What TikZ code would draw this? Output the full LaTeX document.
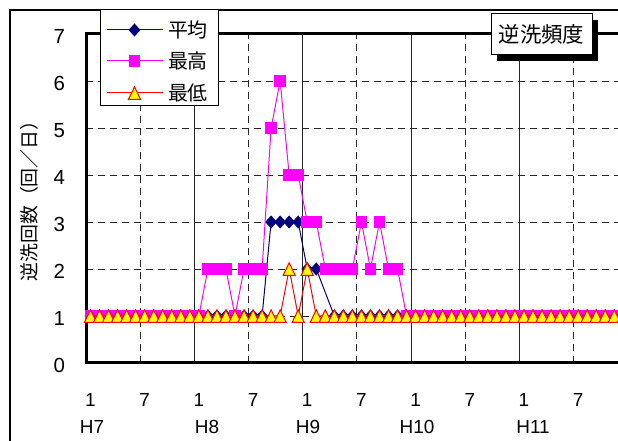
\documentclass[tikz,border=0pt]{standalone}
\usepackage{fontspec}
\setmainfont{Liberation Sans}
\newfontfamily\jpfont{Noto Sans CJK JP}
\usetikzlibrary{plotmarks,shadows}
\definecolor{avgblue}{RGB}{0,0,128}
\definecolor{himag}{RGB}{255,0,255}
\definecolor{lored}{RGB}{255,0,0}
\definecolor{loyel}{RGB}{255,255,0}

% monthly values, H7/1 ... H11/12
\def\avgval{{1,1,1,1,1,1,1,1,1,1,1,1,%
1,1,1,1,1,1,1,1,3,3,3,3,%
2,2,1.5,1,1,1,1,1,1,1,1,1,%
1,1,1,1,1,1,1,1,1,1,1,1,%
1,1,1,1,1,1,1,1,1,1,1,1}}
\def\hival{{1,1,1,1,1,1,1,1,1,1,1,1,%
1,2,2,2,1,2,2,2,5,6,4,4,%
3,3,2,2,2,2,3,2,3,2,2,1,%
1,1,1,1,1,1,1,1,1,1,1,1,%
1,1,1,1,1,1,1,1,1,1,1,1}}
\def\loval{{1,1,1,1,1,1,1,1,1,1,1,1,%
1,1,1,1,1,1,1,1,1,1,2,1,%
2,1,1,1,1,1,1,1,1,1,1,1,%
1,1,1,1,1,1,1,1,1,1,1,1,%
1,1,1,1,1,1,1,1,1,1,1,1}}

\begin{document}
\begin{tikzpicture}
[x=1bp,y=1bp,
 every node/.style={inner sep=0pt,outer sep=0pt},
 numlab/.style={font=\fontsize{19}{19}\selectfont},
 ylab/.style={numlab,anchor=east,font=\fontsize{20.5}{20.5}\selectfont},
 jplab/.style={font=\jpfont\fontsize{20}{20}\selectfont},
 grid/.style={line width=0.9bp,black!85},
 dgrid/.style={grid,dash pattern=on 7bp off 5bp},
 frame/.style={line width=3bp,black},
 avg/.style={draw=avgblue,line width=1bp,mark=diamond*,mark size=5.8bp,mark options={fill=avgblue,xscale=1.2}},
 hi/.style={draw=himag,line width=1bp,mark=square*,mark size=5.3bp,mark options={fill=himag}},
 lo/.style={draw=lored,line width=1bp,mark=triangle*,mark size=7bp,mark options={fill=loyel,yshift=-2.2bp,yscale=1.2}},
 legbox/.style={draw,fill=white,line width=1bp,minimum width=118bp,minimum height=96bp,anchor=north west},
 titlebox/.style={draw,fill=white,line width=1bp,minimum width=101bp,minimum height=41bp,
   font=\jpfont\fontsize{21.5}{22}\selectfont,
   drop shadow={shadow xshift=6bp,shadow yshift=-6bp,fill=black,opacity=1}}]
\useasboundingbox (0,0) rectangle (618,441);
\draw[line width=1.2bp] (10,-10) |- (640,431);

\begin{scope}[shift={(86,78)},x=9.03bp,y=47bp]
\foreach \v in {1,...,6} \draw[dgrid] (0,\v) -- (60,\v);
\foreach \k in {6,18,...,54} \draw[dgrid] (\k,0) -- (\k,7);
\foreach \k in {12,24,...,48} \draw[grid] (\k,0) -- (\k,7);
\draw[frame] (0,0) rectangle (60,7);
\draw[avg] plot[samples at={0,...,25,27,28,...,59}] (\x+0.5,{\avgval[int(\x)]});
\draw[hi]  plot[samples at={0,...,59}] (\x+0.5,{\hival[int(\x)]});
\draw[lo]  plot[samples at={0,...,59}] (\x+0.5,{\loval[int(\x)]});
\end{scope}

\foreach \v in {0,...,7} \node[ylab] (yl\v) at (65,78+47*\v-2.5) {\v};
\foreach \i in {0,6,...,54}{
  \pgfmathtruncatemacro\m{mod(\i,12)+1}
  \node[numlab] (xl\i) at (90.5+9.03*\i,41) {\m};
}
\foreach \h/\px in {7/92,8/207,9/308,10/417,11/533} \node[numlab] (yr\h) at (\px,14) {H\h};
\node[jplab,rotate=90,font=\jpfont\fontsize{19}{19}\selectfont] (ytitle) at (29,244.5) {逆洗回数（回／日）};

\node[legbox] (legend) at (100,431) {};
\foreach \s/\n/\y/\t in {avg/1/411/平均,hi/2/380/最高,lo/3/348/最低}{
  \draw[\s] (107,\y) -- (163,\y) plot coordinates {(134.5,\y)};
  \node[jplab,anchor=west] (leg\n) at (168,\y) {\t};
}

\node[titlebox] (title) at (541.5,406.5) {逆洗頻度};
\end{tikzpicture}
\end{document}
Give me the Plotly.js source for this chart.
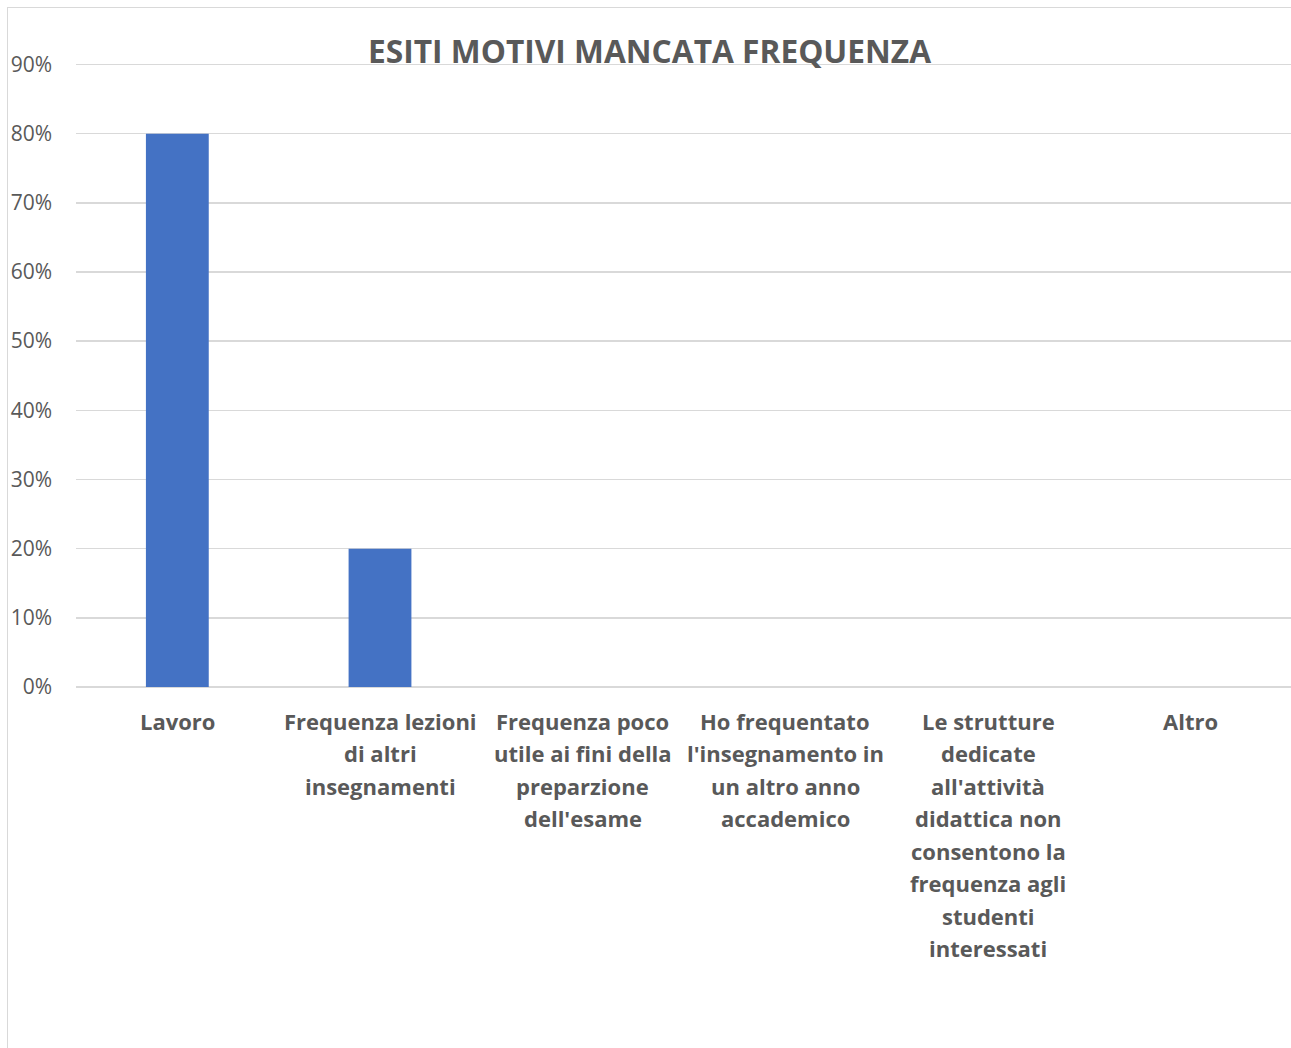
<!DOCTYPE html>
<html>
<head>
<meta charset="utf-8">
<script src="https://cdn.plot.ly/plotly-3.0.1.min.js"></script>
<style>
  html, body { margin: 0; padding: 0; background: #fff; overflow: hidden; width: 1291px; height: 1048px; }
  #chart { position: absolute; left: 7px; top: 7px; width: 1300px; height: 1060px; border: 1.5px solid #d9d9d9; box-sizing: border-box; }
</style>
</head>
<body>
<div id="chart"></div>
<script>
const categories = [
  "Lavoro",
  "Frequenza lezioni di altri insegnamenti",
  "Frequenza poco utile ai fini della preparzione dell'esame",
  "Ho frequentato l'insegnamento in un altro anno accademico",
  "Le strutture dedicate all'attività didattica non consentono la frequenza agli studenti interessati",
  "Altro"
];
const tickLabels = [
  "Lavoro",
  "Frequenza lezioni<br>di altri<br>insegnamenti",
  "Frequenza poco<br>utile ai fini della<br>preparzione<br>dell'esame",
  "Ho frequentato<br>l'insegnamento in<br>un altro anno<br>accademico",
  "Le strutture<br>dedicate<br>all'attività<br>didattica non<br>consentono la<br>frequenza agli<br>studenti<br>interessati",
  "Altro"
];
const values = [0.80, 0.20, 0, 0, 0, 0];
const yTicks = [0, 0.1, 0.2, 0.3, 0.4, 0.5, 0.6, 0.7, 0.8, 0.9];

const gray = "#595959";
const trace = {
  type: "bar",
  x: categories,
  y: values,
  width: 0.31,
  marker: { color: "#4472C4" },
  hoverinfo: "x+y"
};

// category labels, one annotation per wrapped line (to match the line spacing)
const annotations = [];
categories.forEach((c, ci) => {
  tickLabels[ci].split("<br>").forEach((line, li) => {
    annotations.push({
      x: c, y: 0, xref: "x", yref: "y",
      text: "<b>" + line + "</b>",
      showarrow: false,
      xanchor: "center", yanchor: "middle",
      yshift: -(33.5 + li * 32.5),
      font: { family: "'Open Sans', sans-serif", size: 22, color: gray }
    });
  });
});

const layout = {
  width: 1300,
  height: 1060,
  margin: { l: 68, r: 16, t: 52.5, b: 381 },
  paper_bgcolor: "rgba(0,0,0,0)",
  plot_bgcolor: "#fff",
  showlegend: false,
  font: { family: "'Open Sans', sans-serif", color: gray },
  title: {
    text: "<b>ESITI MOTIVI MANCATA FREQUENZA</b>",
    font: { family: "'Open Sans', sans-serif", size: 31.7, color: gray },
    xref: "container", x: 0.4935, xanchor: "center",
    yref: "container", y: 1 - 43.5 / 1060, yanchor: "middle"
  },
  xaxis: {
    tickmode: "array",
    tickvals: categories,
    showticklabels: false,
    ticks: "",
    showgrid: false,
    showline: false,
    zeroline: false,
    fixedrange: true
  },
  yaxis: {
    range: [0, 0.905],
    tickmode: "array",
    tickvals: yTicks,
    tickformat: ".0%",
    tickfont: { size: 21, color: gray },
    ticks: "",
    ticklabelstandoff: 23,
    showgrid: true,
    gridcolor: "#d9d9d9",
    gridwidth: 1.5,
    zeroline: true,
    zerolinecolor: "#d9d9d9",
    zerolinewidth: 1.5,
    showline: false,
    fixedrange: true
  },
  annotations: annotations,
  bargap: 0.69
};

Plotly.newPlot("chart", [trace], layout, { displayModeBar: false, staticPlot: true });
</script>
</body>
</html>
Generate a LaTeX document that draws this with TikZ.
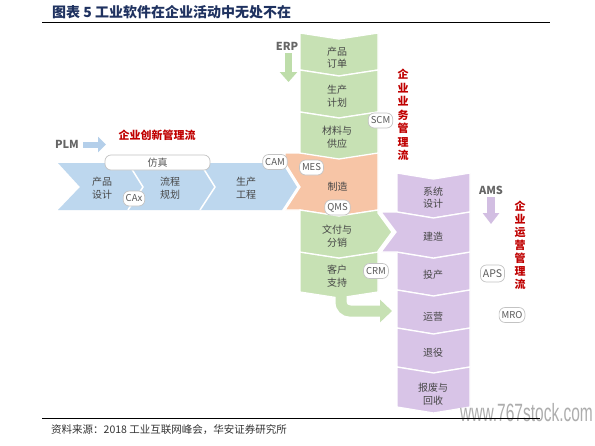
\documentclass[tikz,border=0pt]{standalone}
\usepackage{fontspec}
\usepackage{graphicx}
\usepackage{xcolor}
\newfontfamily\cjk{Noto Sans CJK SC}
\newfontfamily\wmfont{Liberation Sans}
\usetikzlibrary{arrows.meta}
\definecolor{blueC}{RGB}{189,215,238}
\definecolor{greenC}{RGB}{199,225,180}
\definecolor{orangeC}{RGB}{247,197,166}
\definecolor{purpleC}{RGB}{216,196,231}
\definecolor{plmC}{RGB}{180,207,234}
\definecolor{erpC}{RGB}{190,221,170}
\definecolor{amsC}{RGB}{210,190,226}
\definecolor{txtgray}{RGB}{70,70,70}
\definecolor{chipline}{RGB}{195,195,195}
\definecolor{flowred}{RGB}{192,0,0}
\definecolor{titlenavy}{RGB}{31,50,96}

\begin{document}
\begin{tikzpicture}[
  x=1pt, y=-1pt, font=\cjk,
  seg/.style={draw=white, line width=1.3pt},
  sepline/.style={draw=white, line width=1.5pt},
  lbl/.style={text=txtgray, align=center, inner sep=0pt,
              font=\cjk\fontsize{10}{12.5}\selectfont},
  chip/.style={draw=chipline, line width=0.7pt, fill=white, rounded corners=6pt,
               text=black!65, inner xsep=2.5pt, inner ysep=1.5pt, minimum height=15pt,
               font=\cjk\fontsize{9.5}{11}\selectfont},
  sys/.style={text=black!60, inner sep=0pt, font=\cjk\bfseries\fontsize{11}{13}\selectfont},
  flow/.style={text=flowred, align=center, inner sep=0pt,
               font=\cjk\bfseries\fontsize{11}{13.5}\selectfont},
  plmarr/.style={draw=plmC, line width=6pt, -{Triangle[length=8pt, width=15pt]}},
  erparr/.style={draw=erpC, line width=7pt, -{Triangle[length=10pt, width=17pt]}},
  amsarr/.style={draw=amsC, line width=8pt, -{Triangle[length=11pt, width=16pt]}},
  bentarr/.style={draw=greenC, line width=11pt, rounded corners=9pt,
                  -{Triangle[length=12pt, width=22pt]}}
]
\useasboundingbox (0,0) rectangle (595,445);
\fill[white] (0,0) rectangle (595,445);
% --- title ---
\node[anchor=west, inner sep=0pt, text=titlenavy, font=\cjk\bfseries\fontsize{14}{16}\selectfont]
  (title) at (52,12.5) {图表 5 工业软件在企业活动中无处不在};
\draw[line width=1pt] (42,22) -- (550,22);
% --- innovation band (blue) ---
\fill[blueC] (58,163) -- (282,163) -- (297,187) -- (282,210) -- (58,210) -- (80,187) -- cycle;
\draw[sepline] (128,163) -- (143,187) -- (128,210);
\draw[sepline] (200,163) -- (215,187) -- (200,210);
% --- manufacturing (orange) ---
\filldraw[seg, fill=orangeC] (285,153) -- (378,153) -- (378,210) -- (339,216) -- (300,210)
  -- (285,210) -- (300,187) -- (285,163) -- cycle;
% --- business column (green) ---
\foreach \ya/\yb in {33/70, 70/112, 112/153, 252/292}
  \filldraw[seg, fill=greenC] (300,\ya) -- (339,{\ya+6}) -- (378,\ya) -- (378,\yb)
    -- (339,{\yb+6}) -- (300,\yb) -- cycle;
\filldraw[seg, fill=greenC] (300,210) -- (339,216) -- (378,210) -- (378,213) -- (392,232)
  -- (378,251) -- (378,252) -- (339,258) -- (300,252) -- cycle;
% --- operations column (purple) ---
\foreach \ya/\yb in {173/212, 252/290, 290/328, 328/367, 367/407}
  \filldraw[seg, fill=purpleC] (397,\ya) -- (433.5,{\ya+6}) -- (470,\ya) -- (470,\yb)
    -- (433.5,{\yb+6}) -- (397,\yb) -- cycle;
\filldraw[seg, fill=purpleC] (381,212) -- (397,212) -- (433.5,218) -- (470,212) -- (470,252)
  -- (433.5,258) -- (397,252) -- (381,252) -- (396,232) -- cycle;
% --- bent arrow into operation ---
\coordinate (svcfoot) at (341,285);
\coordinate (opsin) at (392,311);
\draw[bentarr] (svcfoot) |- (opsin);
% --- stage labels ---
\node[lbl] (design) at (102,188) {产品\\设计};
\node[lbl] (process) at (170,188) {流程\\规划};
\node[lbl] (prodeng) at (246,188) {生产\\工程};
\node[lbl] (order) at (337,57.5) {产品\\订单};
\node[lbl] (plan) at (337,96) {生产\\计划};
\node[lbl] (supply) at (337,137) {材料与\\供应};
\node[lbl] (mfg) at (337.5,187) {制造};
\node[lbl] (deliver) at (337,236) {文付与\\分销};
\node[lbl] (service) at (337,276) {客户\\支持};
\node[lbl] (sysdes) at (433,197.5) {系统\\设计};
\node[lbl] (build) at (433,237) {建造};
\node[lbl] (commis) at (433,275) {投产};
\node[lbl] (operate) at (433,317) {运营};
\node[lbl] (retire) at (433,353) {退役};
\node[lbl] (scrap) at (433,394) {报废与\\回收};
% --- software chips ---
\node[chip, minimum width=105pt, font=\cjk\fontsize{10}{12}\selectfont] (sim) at (157.5,162.5) {仿真};
\node[chip] (cax) at (134,198.5) {CAx};
\node[chip] (cam) at (275,162) {CAM};
\node[chip] (mes) at (311.5,167.5) {MES};
\node[chip] (qms) at (337.5,207.5) {QMS};
\node[chip] (scm) at (380.5,120.5) {SCM};
\node[chip] (crm) at (376,271) {CRM};
\node[chip, minimum height=17pt, font=\cjk\fontsize{10.5}{12}\selectfont] (aps) at (492.5,273.5) {APS};
\node[chip] (mro) at (512,315) {MRO};
% --- systems and flows ---
\node[sys] (plm) at (67,144.5) {PLM};
\coordinate (plmtip) at (106,144.5);
\draw[plmarr, shorten <=4pt] (plm.east) -- (plmtip);
\node[sys] (erp) at (287,46.5) {ERP};
\coordinate (erptip) at (288.5,82);
\draw[erparr] (288.5,53) -- (erptip);
\node[sys] (ams) at (491,190) {AMS};
\coordinate (amstip) at (491,224);
\draw[amsarr] (491,197) -- (amstip);
\node[flow] (innovflow) at (157,135) {企业创新管理流};
\node[flow] (bizflow) at (403,115) {企\\业\\业\\务\\管\\理\\流};
\node[flow, font=\cjk\bfseries\fontsize{11}{13}\selectfont] (opsflow) at (520,245) {企\\业\\运\\营\\管\\理\\流};
% --- footer ---
\node[anchor=west, inner sep=0pt, text=black!32, font=\wmfont\fontsize{25}{27}\selectfont]
  (wm) at (460,413) {\scalebox{0.62}[1]{www.767stock.com}};
\draw[line width=1pt] (42,418) -- (540,418);
\node[anchor=west, inner sep=0pt, text=black!80, font=\cjk\fontsize{10.5}{13}\selectfont]
  (source) at (51,430) {资料来源：2018 工业互联网峰会，华安证券研究所};
\end{tikzpicture}
\end{document}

__Problem details__
Give back exactly the lines from the first line of the data through the line with "(10,-10) |- (640,431);", pictures excluded.

__Full answer__
What TikZ code would draw this? Output the full LaTeX document.
\documentclass[tikz,border=0pt]{standalone}
\usepackage{fontspec}
\setmainfont{Liberation Sans}
\newfontfamily\jpfont{Noto Sans CJK JP}
\usetikzlibrary{plotmarks,shadows}
\definecolor{avgblue}{RGB}{0,0,128}
\definecolor{himag}{RGB}{255,0,255}
\definecolor{lored}{RGB}{255,0,0}
\definecolor{loyel}{RGB}{255,255,0}

% monthly values, H7/1 ... H11/12
\def\avgval{{1,1,1,1,1,1,1,1,1,1,1,1,%
1,1,1,1,1,1,1,1,3,3,3,3,%
2,2,1.5,1,1,1,1,1,1,1,1,1,%
1,1,1,1,1,1,1,1,1,1,1,1,%
1,1,1,1,1,1,1,1,1,1,1,1}}
\def\hival{{1,1,1,1,1,1,1,1,1,1,1,1,%
1,2,2,2,1,2,2,2,5,6,4,4,%
3,3,2,2,2,2,3,2,3,2,2,1,%
1,1,1,1,1,1,1,1,1,1,1,1,%
1,1,1,1,1,1,1,1,1,1,1,1}}
\def\loval{{1,1,1,1,1,1,1,1,1,1,1,1,%
1,1,1,1,1,1,1,1,1,1,2,1,%
2,1,1,1,1,1,1,1,1,1,1,1,%
1,1,1,1,1,1,1,1,1,1,1,1,%
1,1,1,1,1,1,1,1,1,1,1,1}}

\begin{document}
\begin{tikzpicture}
[x=1bp,y=1bp,
 every node/.style={inner sep=0pt,outer sep=0pt},
 numlab/.style={font=\fontsize{19}{19}\selectfont},
 ylab/.style={numlab,anchor=east,font=\fontsize{20.5}{20.5}\selectfont},
 jplab/.style={font=\jpfont\fontsize{20}{20}\selectfont},
 grid/.style={line width=0.9bp,black!85},
 dgrid/.style={grid,dash pattern=on 7bp off 5bp},
 frame/.style={line width=3bp,black},
 avg/.style={draw=avgblue,line width=1bp,mark=diamond*,mark size=5.8bp,mark options={fill=avgblue,xscale=1.2}},
 hi/.style={draw=himag,line width=1bp,mark=square*,mark size=5.3bp,mark options={fill=himag}},
 lo/.style={draw=lored,line width=1bp,mark=triangle*,mark size=7bp,mark options={fill=loyel,yshift=-2.2bp,yscale=1.2}},
 legbox/.style={draw,fill=white,line width=1bp,minimum width=118bp,minimum height=96bp,anchor=north west},
 titlebox/.style={draw,fill=white,line width=1bp,minimum width=101bp,minimum height=41bp,
   font=\jpfont\fontsize{21.5}{22}\selectfont,
   drop shadow={shadow xshift=6bp,shadow yshift=-6bp,fill=black,opacity=1}}]
\useasboundingbox (0,0) rectangle (618,441);
\draw[line width=1.2bp] (10,-10) |- (640,431);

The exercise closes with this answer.